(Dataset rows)
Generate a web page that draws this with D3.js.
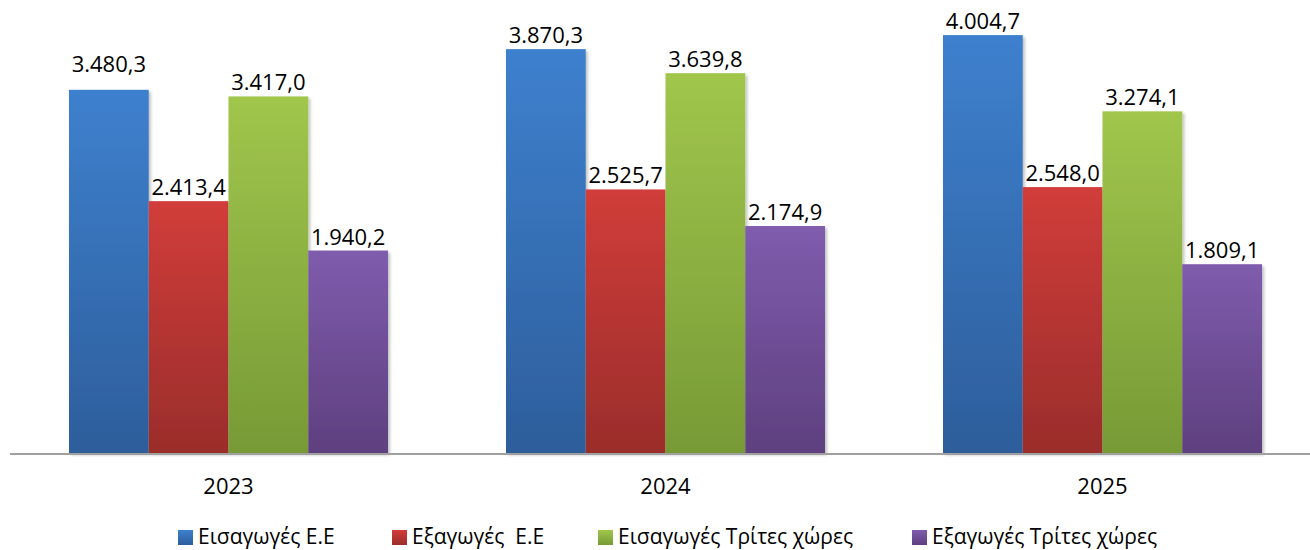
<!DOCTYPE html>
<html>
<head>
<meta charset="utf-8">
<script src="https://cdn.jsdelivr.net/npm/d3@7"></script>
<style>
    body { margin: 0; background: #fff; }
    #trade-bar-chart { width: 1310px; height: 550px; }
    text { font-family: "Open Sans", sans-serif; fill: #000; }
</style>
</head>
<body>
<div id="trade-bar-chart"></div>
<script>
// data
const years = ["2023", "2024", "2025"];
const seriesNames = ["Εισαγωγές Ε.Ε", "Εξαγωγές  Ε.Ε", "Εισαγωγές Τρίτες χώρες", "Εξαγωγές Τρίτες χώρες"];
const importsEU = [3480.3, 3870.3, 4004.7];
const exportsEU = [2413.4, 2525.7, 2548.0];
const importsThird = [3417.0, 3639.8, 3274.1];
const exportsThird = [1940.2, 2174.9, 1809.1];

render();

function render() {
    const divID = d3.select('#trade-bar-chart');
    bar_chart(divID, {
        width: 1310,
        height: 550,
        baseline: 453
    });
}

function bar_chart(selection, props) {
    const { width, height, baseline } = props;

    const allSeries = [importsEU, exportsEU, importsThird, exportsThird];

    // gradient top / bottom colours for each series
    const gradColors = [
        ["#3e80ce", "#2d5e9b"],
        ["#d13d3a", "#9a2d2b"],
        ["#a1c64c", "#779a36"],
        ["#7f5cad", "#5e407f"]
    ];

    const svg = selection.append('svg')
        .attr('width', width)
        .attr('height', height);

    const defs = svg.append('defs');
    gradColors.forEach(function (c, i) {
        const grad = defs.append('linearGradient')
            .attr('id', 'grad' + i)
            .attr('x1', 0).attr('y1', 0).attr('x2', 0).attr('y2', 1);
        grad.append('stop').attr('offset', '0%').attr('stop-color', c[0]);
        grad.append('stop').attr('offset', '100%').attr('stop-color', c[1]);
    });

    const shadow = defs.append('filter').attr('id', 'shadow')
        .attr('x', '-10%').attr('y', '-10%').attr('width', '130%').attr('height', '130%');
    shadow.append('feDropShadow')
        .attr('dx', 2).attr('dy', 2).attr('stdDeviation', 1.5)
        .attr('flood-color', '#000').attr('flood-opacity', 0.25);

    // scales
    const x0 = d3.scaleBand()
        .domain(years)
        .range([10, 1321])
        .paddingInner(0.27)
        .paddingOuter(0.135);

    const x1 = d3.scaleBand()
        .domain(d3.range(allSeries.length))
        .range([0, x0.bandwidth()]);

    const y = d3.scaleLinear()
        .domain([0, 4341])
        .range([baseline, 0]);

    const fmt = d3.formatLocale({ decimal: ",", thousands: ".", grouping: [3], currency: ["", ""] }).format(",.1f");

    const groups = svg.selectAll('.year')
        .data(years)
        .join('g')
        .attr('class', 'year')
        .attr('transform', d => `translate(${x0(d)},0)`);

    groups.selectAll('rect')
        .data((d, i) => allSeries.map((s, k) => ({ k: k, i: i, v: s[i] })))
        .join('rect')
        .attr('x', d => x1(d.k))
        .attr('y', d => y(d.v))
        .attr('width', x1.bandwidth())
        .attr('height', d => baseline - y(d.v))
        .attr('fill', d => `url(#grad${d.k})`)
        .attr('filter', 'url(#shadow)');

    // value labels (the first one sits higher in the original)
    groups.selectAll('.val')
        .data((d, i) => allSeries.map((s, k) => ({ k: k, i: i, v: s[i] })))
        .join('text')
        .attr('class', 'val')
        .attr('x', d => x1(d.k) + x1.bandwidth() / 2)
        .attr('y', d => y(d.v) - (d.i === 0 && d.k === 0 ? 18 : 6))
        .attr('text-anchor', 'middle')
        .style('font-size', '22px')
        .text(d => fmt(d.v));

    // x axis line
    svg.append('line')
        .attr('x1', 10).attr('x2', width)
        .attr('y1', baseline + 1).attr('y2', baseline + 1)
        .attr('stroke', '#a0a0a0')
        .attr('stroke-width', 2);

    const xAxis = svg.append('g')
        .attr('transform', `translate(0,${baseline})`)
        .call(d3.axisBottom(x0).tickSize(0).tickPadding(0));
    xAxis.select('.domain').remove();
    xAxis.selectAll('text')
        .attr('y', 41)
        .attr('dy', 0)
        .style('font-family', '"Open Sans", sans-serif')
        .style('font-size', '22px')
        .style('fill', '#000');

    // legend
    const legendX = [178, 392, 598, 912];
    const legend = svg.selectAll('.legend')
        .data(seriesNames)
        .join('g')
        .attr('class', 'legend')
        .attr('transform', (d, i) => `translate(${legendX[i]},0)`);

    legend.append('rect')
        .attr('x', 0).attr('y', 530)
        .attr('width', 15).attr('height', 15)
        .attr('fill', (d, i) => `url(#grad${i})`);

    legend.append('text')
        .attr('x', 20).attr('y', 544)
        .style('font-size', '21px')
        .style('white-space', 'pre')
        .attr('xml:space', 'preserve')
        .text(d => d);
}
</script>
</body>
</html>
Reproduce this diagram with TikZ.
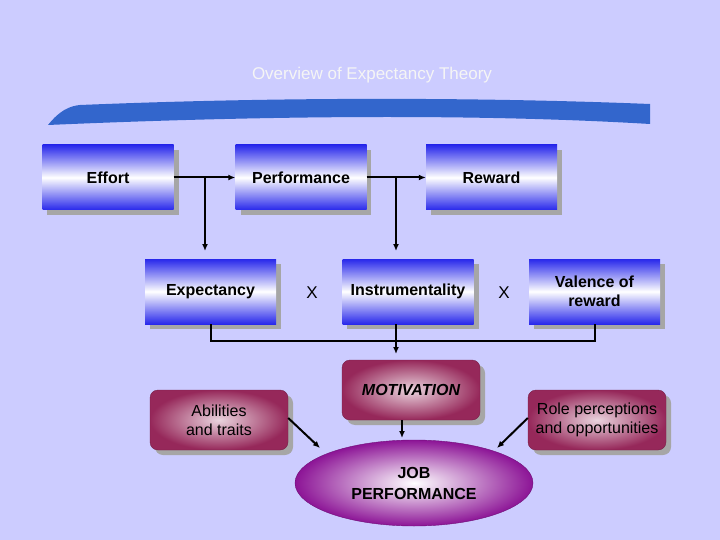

What is needed » Without the pictures, copy the material exactly as given.

Task result »
Generate a web page that draws this with D3.js.
<!DOCTYPE html>
<html>
<head>
<meta charset="utf-8">
<script src="https://cdn.jsdelivr.net/npm/d3@7"></script>
<style>
    body { margin: 0; background: #fff; }
    #trade-bar-chart { width: 1310px; height: 550px; }
    text { font-family: "Open Sans", sans-serif; fill: #000; }
</style>
</head>
<body>
<div id="trade-bar-chart"></div>
<script>
// data
const years = ["2023", "2024", "2025"];
const seriesNames = ["Εισαγωγές Ε.Ε", "Εξαγωγές  Ε.Ε", "Εισαγωγές Τρίτες χώρες", "Εξαγωγές Τρίτες χώρες"];
const importsEU = [3480.3, 3870.3, 4004.7];
const exportsEU = [2413.4, 2525.7, 2548.0];
const importsThird = [3417.0, 3639.8, 3274.1];
const exportsThird = [1940.2, 2174.9, 1809.1];

render();

function render() {
    const divID = d3.select('#trade-bar-chart');
    bar_chart(divID, {
        width: 1310,
        height: 550,
        baseline: 453
    });
}

function bar_chart(selection, props) {
    const { width, height, baseline } = props;

    const allSeries = [importsEU, exportsEU, importsThird, exportsThird];

    // gradient top / bottom colours for each series
    const gradColors = [
        ["#3e80ce", "#2d5e9b"],
        ["#d13d3a", "#9a2d2b"],
        ["#a1c64c", "#779a36"],
        ["#7f5cad", "#5e407f"]
    ];

    const svg = selection.append('svg')
        .attr('width', width)
        .attr('height', height);

    const defs = svg.append('defs');
    gradColors.forEach(function (c, i) {
        const grad = defs.append('linearGradient')
            .attr('id', 'grad' + i)
            .attr('x1', 0).attr('y1', 0).attr('x2', 0).attr('y2', 1);
        grad.append('stop').attr('offset', '0%').attr('stop-color', c[0]);
        grad.append('stop').attr('offset', '100%').attr('stop-color', c[1]);
    });

    const shadow = defs.append('filter').attr('id', 'shadow')
        .attr('x', '-10%').attr('y', '-10%').attr('width', '130%').attr('height', '130%');
    shadow.append('feDropShadow')
        .attr('dx', 2).attr('dy', 2).attr('stdDeviation', 1.5)
        .attr('flood-color', '#000').attr('flood-opacity', 0.25);

    // scales
    const x0 = d3.scaleBand()
        .domain(years)
        .range([10, 1321])
        .paddingInner(0.27)
        .paddingOuter(0.135);

    const x1 = d3.scaleBand()
        .domain(d3.range(allSeries.length))
        .range([0, x0.bandwidth()]);

    const y = d3.scaleLinear()
        .domain([0, 4341])
        .range([baseline, 0]);

    const fmt = d3.formatLocale({ decimal: ",", thousands: ".", grouping: [3], currency: ["", ""] }).format(",.1f");

    const groups = svg.selectAll('.year')
        .data(years)
        .join('g')
        .attr('class', 'year')
        .attr('transform', d => `translate(${x0(d)},0)`);

    groups.selectAll('rect')
        .data((d, i) => allSeries.map((s, k) => ({ k: k, i: i, v: s[i] })))
        .join('rect')
        .attr('x', d => x1(d.k))
        .attr('y', d => y(d.v))
        .attr('width', x1.bandwidth())
        .attr('height', d => baseline - y(d.v))
        .attr('fill', d => `url(#grad${d.k})`)
        .attr('filter', 'url(#shadow)');

    // value labels (the first one sits higher in the original)
    groups.selectAll('.val')
        .data((d, i) => allSeries.map((s, k) => ({ k: k, i: i, v: s[i] })))
        .join('text')
        .attr('class', 'val')
        .attr('x', d => x1(d.k) + x1.bandwidth() / 2)
        .attr('y', d => y(d.v) - (d.i === 0 && d.k === 0 ? 18 : 6))
        .attr('text-anchor', 'middle')
        .style('font-size', '22px')
        .text(d => fmt(d.v));

    // x axis line
    svg.append('line')
        .attr('x1', 10).attr('x2', width)
        .attr('y1', baseline + 1).attr('y2', baseline + 1)
        .attr('stroke', '#a0a0a0')
        .attr('stroke-width', 2);

    const xAxis = svg.append('g')
        .attr('transform', `translate(0,${baseline})`)
        .call(d3.axisBottom(x0).tickSize(0).tickPadding(0));
    xAxis.select('.domain').remove();
    xAxis.selectAll('text')
        .attr('y', 41)
        .attr('dy', 0)
        .style('font-family', '"Open Sans", sans-serif')
        .style('font-size', '22px')
        .style('fill', '#000');

    // legend
    const legendX = [178, 392, 598, 912];
    const legend = svg.selectAll('.legend')
        .data(seriesNames)
        .join('g')
        .attr('class', 'legend')
        .attr('transform', (d, i) => `translate(${legendX[i]},0)`);

    legend.append('rect')
        .attr('x', 0).attr('y', 530)
        .attr('width', 15).attr('height', 15)
        .attr('fill', (d, i) => `url(#grad${i})`);

    legend.append('text')
        .attr('x', 20).attr('y', 544)
        .style('font-size', '21px')
        .style('white-space', 'pre')
        .attr('xml:space', 'preserve')
        .text(d => d);
}
</script>
</body>
</html>
Reproduce this diagram with TikZ.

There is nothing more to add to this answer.